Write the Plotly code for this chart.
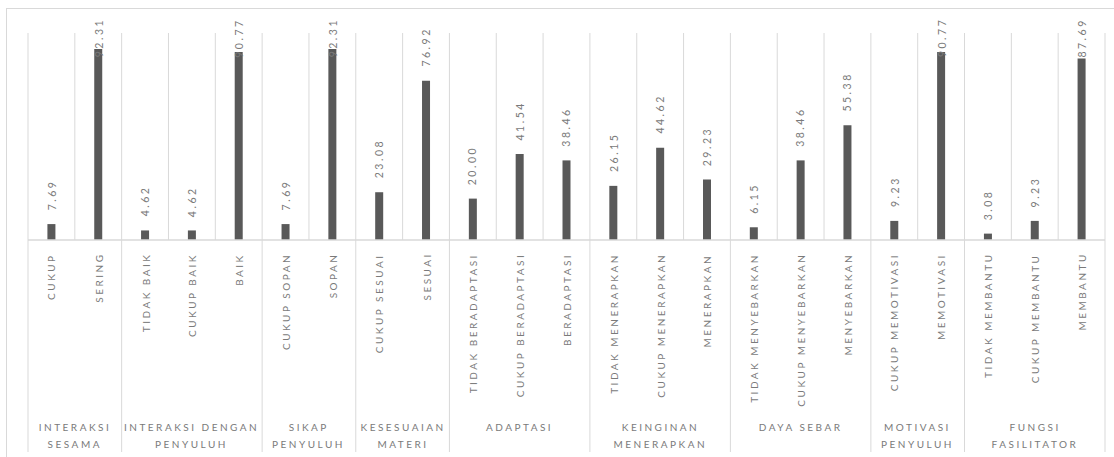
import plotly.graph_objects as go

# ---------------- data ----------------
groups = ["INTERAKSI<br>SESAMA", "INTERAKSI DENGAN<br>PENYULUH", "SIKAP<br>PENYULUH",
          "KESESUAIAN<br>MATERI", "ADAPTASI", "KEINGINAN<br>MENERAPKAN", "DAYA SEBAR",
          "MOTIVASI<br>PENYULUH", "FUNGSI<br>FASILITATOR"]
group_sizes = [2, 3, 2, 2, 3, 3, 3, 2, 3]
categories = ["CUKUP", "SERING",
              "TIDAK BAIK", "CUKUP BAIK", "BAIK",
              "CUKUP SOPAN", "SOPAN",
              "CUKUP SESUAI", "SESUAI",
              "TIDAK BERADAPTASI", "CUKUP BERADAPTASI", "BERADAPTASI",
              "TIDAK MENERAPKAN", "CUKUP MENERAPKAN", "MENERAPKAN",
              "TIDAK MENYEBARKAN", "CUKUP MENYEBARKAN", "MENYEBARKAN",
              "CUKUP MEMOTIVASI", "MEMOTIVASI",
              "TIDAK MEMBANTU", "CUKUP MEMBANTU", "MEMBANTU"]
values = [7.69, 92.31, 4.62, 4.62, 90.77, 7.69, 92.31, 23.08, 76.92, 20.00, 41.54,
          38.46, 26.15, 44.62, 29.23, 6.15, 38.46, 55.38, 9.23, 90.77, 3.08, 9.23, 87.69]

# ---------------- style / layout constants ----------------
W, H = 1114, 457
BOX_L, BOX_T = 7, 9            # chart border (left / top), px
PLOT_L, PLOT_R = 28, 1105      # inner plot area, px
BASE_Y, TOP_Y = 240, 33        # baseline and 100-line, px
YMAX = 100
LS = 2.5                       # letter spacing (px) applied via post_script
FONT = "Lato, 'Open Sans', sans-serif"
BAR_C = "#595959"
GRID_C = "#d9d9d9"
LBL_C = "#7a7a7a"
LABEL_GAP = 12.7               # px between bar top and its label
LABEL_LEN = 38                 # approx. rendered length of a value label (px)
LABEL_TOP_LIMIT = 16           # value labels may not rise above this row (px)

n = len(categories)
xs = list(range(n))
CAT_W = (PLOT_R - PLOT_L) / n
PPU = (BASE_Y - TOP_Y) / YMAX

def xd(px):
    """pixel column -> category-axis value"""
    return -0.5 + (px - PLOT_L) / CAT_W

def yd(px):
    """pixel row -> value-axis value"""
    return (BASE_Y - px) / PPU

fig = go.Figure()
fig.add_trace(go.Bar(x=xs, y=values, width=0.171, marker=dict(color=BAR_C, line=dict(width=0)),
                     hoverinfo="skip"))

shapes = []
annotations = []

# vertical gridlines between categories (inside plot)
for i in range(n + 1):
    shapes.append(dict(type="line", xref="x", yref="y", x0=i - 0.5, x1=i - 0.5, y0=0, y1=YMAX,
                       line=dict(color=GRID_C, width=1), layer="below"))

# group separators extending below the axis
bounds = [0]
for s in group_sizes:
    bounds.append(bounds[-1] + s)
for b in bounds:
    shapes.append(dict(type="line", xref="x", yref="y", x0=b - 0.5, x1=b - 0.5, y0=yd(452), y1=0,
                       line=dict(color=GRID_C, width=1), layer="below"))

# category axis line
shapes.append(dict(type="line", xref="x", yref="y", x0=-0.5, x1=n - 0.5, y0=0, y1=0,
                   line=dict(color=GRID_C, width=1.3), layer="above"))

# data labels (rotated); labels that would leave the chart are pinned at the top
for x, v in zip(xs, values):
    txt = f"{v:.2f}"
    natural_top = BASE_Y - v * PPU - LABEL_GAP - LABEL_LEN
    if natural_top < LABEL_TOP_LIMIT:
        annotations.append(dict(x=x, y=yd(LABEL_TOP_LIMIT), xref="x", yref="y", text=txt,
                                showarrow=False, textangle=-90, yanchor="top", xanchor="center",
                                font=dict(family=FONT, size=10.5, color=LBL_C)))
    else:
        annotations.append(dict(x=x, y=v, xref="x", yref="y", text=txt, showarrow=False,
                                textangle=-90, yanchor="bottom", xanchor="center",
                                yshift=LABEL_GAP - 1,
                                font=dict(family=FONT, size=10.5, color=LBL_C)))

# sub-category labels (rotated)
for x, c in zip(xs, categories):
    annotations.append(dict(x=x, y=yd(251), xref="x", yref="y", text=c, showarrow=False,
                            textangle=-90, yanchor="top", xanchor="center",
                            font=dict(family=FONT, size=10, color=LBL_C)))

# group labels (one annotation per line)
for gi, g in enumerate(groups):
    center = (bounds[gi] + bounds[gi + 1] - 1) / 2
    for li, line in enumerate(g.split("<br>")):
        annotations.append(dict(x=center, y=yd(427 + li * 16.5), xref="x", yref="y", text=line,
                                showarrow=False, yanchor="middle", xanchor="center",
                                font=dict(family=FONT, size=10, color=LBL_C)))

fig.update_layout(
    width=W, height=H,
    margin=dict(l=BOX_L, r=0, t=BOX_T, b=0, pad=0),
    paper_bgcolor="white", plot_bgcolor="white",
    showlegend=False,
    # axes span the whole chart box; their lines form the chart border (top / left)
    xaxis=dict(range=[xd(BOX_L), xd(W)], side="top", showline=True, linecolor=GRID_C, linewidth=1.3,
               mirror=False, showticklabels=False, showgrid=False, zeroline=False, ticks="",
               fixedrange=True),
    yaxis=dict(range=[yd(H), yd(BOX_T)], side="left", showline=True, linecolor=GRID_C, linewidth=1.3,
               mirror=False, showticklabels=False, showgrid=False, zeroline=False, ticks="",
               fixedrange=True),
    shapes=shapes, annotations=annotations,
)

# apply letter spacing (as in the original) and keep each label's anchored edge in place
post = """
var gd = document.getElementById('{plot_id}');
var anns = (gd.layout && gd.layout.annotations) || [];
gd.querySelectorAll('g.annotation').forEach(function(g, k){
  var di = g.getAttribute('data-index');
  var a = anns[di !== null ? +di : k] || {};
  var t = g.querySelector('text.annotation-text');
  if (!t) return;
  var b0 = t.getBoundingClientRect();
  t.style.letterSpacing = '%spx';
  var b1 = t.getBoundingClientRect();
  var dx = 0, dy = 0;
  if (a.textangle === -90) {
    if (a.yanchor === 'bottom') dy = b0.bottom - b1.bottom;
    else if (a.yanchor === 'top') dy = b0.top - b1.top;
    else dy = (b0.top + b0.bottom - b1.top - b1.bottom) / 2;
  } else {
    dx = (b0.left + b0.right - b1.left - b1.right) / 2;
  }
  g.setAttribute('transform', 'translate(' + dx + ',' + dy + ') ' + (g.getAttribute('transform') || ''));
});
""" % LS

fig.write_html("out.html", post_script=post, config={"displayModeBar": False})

────────

Instruction:
Restate the data word for word from its first line through the line with "import plotly.graph_objects as go", leaving out any picture along the way.

Result of this exercise:
Write the Plotly code for this chart.
import plotly.graph_objects as go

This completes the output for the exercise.